Title: Bayesian dynamic fused lasso
Authors: Kaoru Irie - University of Tokyo (Japan) [presenting]
Abstract: The new class of Markov processes is proposed to model the flexible shrinkage effects in the prior of time-varying parameters for time series analysis. The transition density of the new process consists of two penalty functions, similar to Bayesian fused LASSO in its functional form, that shrink the current state variable to its previous value and zero. The normalizing constant of this density, which is not ignorable in the posterior computation, is shown to be essentially the log-geometric mixture of double-exponential densities and treated as a part of the likelihood. By using this new process as a prior on dynamic coefficients, the dynamic regression model is conditionally Gaussian and linear in state variables, for which the posterior can be computed efficiently by the forward filtering and backward sampling in Gibbs sampler. The log-geometric distributed latent variable is understood as the amount of shrinkage to zero realized in the posterior and can be used to detect periods in which the corresponding dynamic coefficient becomes inactive.
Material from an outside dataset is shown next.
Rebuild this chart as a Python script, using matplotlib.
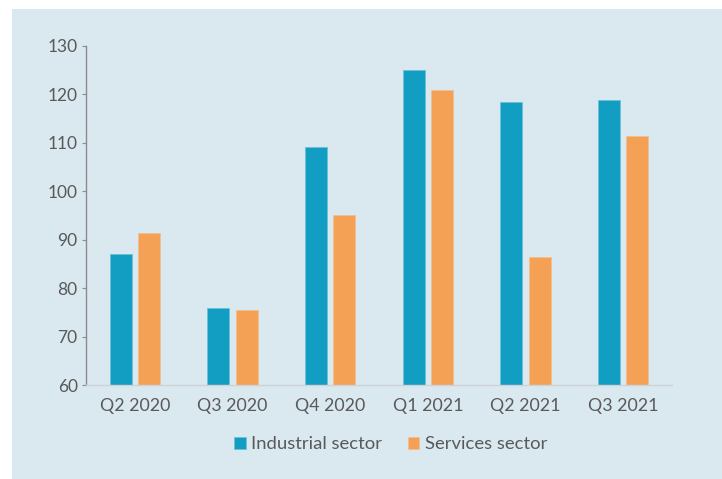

The new prior is compared with the standard double-exponential prior in the estimation of, and prediction by, the dynamic linear models with the simulated datasets for illustration. It is also applied to the time-varying vector autoregressive models for the US macroeconomic data, which exemplifies the use of the new prior as an alternative of the dynamic model of variable selection type, such as the latent threshold models.